◆ What to do ◆
Report the number of lines containing "this", with no other words.

◆ Given entries ◆
+ + + + + + +
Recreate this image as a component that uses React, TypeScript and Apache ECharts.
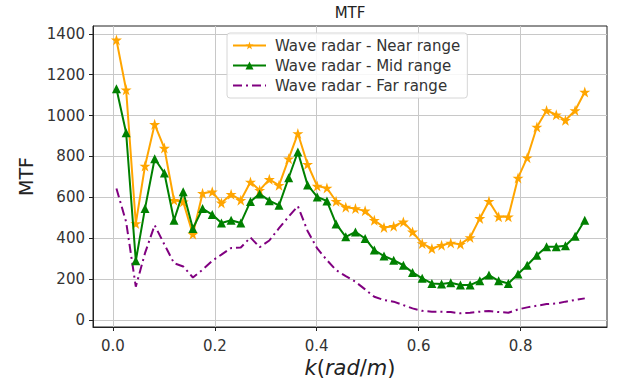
+ + + + + + +
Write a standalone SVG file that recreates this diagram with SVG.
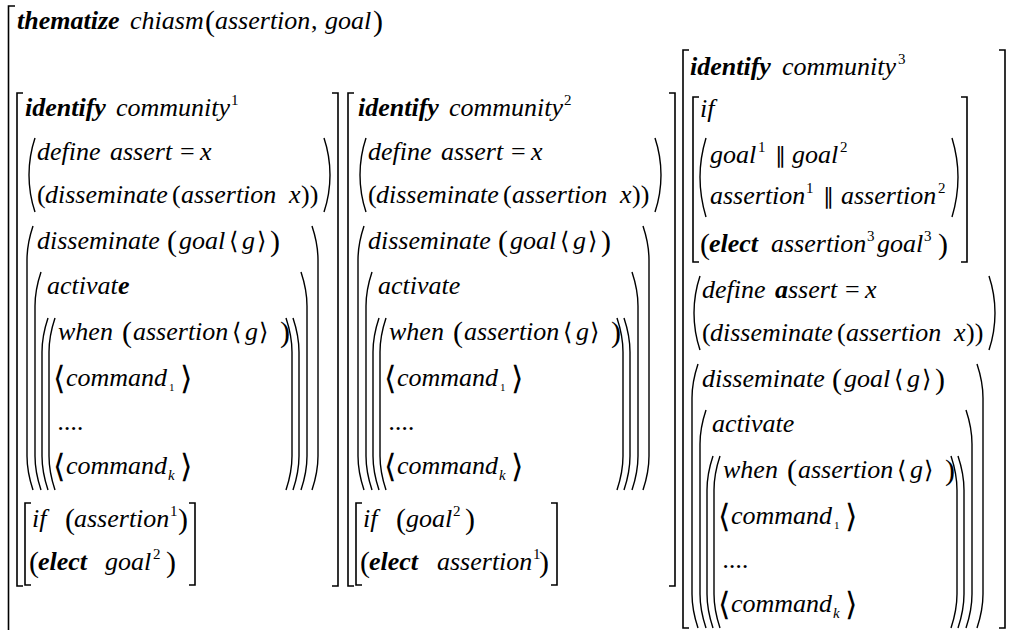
+ + + + + + +
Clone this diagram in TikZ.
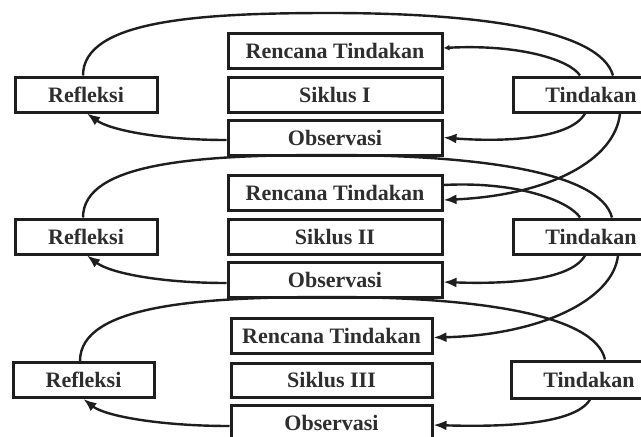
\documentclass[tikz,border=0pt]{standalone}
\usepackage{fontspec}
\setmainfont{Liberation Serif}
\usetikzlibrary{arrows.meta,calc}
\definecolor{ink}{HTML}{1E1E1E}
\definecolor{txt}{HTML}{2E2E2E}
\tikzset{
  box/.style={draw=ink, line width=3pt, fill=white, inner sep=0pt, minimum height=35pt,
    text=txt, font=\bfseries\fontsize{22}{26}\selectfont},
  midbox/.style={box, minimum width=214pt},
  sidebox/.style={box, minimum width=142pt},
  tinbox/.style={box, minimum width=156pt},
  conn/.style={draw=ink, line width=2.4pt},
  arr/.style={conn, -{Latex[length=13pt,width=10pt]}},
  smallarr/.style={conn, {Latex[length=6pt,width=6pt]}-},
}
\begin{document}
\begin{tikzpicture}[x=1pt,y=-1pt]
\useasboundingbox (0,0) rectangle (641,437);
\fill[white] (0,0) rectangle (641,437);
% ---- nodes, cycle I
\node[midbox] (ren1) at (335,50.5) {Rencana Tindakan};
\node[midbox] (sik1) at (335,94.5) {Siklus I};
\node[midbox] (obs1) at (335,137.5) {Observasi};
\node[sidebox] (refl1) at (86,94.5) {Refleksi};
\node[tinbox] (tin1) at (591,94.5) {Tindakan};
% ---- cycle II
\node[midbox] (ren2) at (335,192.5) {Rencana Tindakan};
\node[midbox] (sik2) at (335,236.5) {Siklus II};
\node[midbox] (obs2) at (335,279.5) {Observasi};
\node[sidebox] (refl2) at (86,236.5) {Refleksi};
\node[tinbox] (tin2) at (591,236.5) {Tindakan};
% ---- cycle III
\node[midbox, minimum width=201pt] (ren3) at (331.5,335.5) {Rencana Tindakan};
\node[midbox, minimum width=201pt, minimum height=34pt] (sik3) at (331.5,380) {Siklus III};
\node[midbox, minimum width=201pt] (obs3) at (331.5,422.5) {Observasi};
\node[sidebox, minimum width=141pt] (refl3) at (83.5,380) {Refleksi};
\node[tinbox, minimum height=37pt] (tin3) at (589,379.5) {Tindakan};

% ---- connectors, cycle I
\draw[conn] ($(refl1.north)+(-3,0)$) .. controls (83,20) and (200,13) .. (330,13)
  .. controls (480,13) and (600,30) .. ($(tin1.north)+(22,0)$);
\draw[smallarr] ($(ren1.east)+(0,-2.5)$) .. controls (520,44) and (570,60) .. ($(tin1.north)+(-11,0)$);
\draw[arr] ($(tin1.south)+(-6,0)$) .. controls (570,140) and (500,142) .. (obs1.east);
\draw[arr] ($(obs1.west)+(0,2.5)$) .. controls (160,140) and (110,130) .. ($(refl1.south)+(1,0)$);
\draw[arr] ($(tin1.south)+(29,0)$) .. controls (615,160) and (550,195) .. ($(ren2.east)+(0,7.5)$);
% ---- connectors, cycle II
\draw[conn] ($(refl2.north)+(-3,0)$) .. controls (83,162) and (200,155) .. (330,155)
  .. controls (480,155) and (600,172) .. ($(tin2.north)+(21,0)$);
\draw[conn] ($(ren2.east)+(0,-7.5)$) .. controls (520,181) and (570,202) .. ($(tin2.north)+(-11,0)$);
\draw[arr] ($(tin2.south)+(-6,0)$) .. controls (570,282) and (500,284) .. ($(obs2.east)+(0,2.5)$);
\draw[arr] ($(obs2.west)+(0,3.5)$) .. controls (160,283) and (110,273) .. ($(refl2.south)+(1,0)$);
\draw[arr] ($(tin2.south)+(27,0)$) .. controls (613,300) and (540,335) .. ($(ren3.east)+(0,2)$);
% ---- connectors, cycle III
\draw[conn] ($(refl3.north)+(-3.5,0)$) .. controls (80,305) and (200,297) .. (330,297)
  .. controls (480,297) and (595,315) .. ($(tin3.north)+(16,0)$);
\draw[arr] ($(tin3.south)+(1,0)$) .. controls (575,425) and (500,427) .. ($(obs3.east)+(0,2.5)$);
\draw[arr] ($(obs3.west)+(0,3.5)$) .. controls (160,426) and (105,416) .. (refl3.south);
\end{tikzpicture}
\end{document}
+ + + + + + +
◆ Task solution ◆
3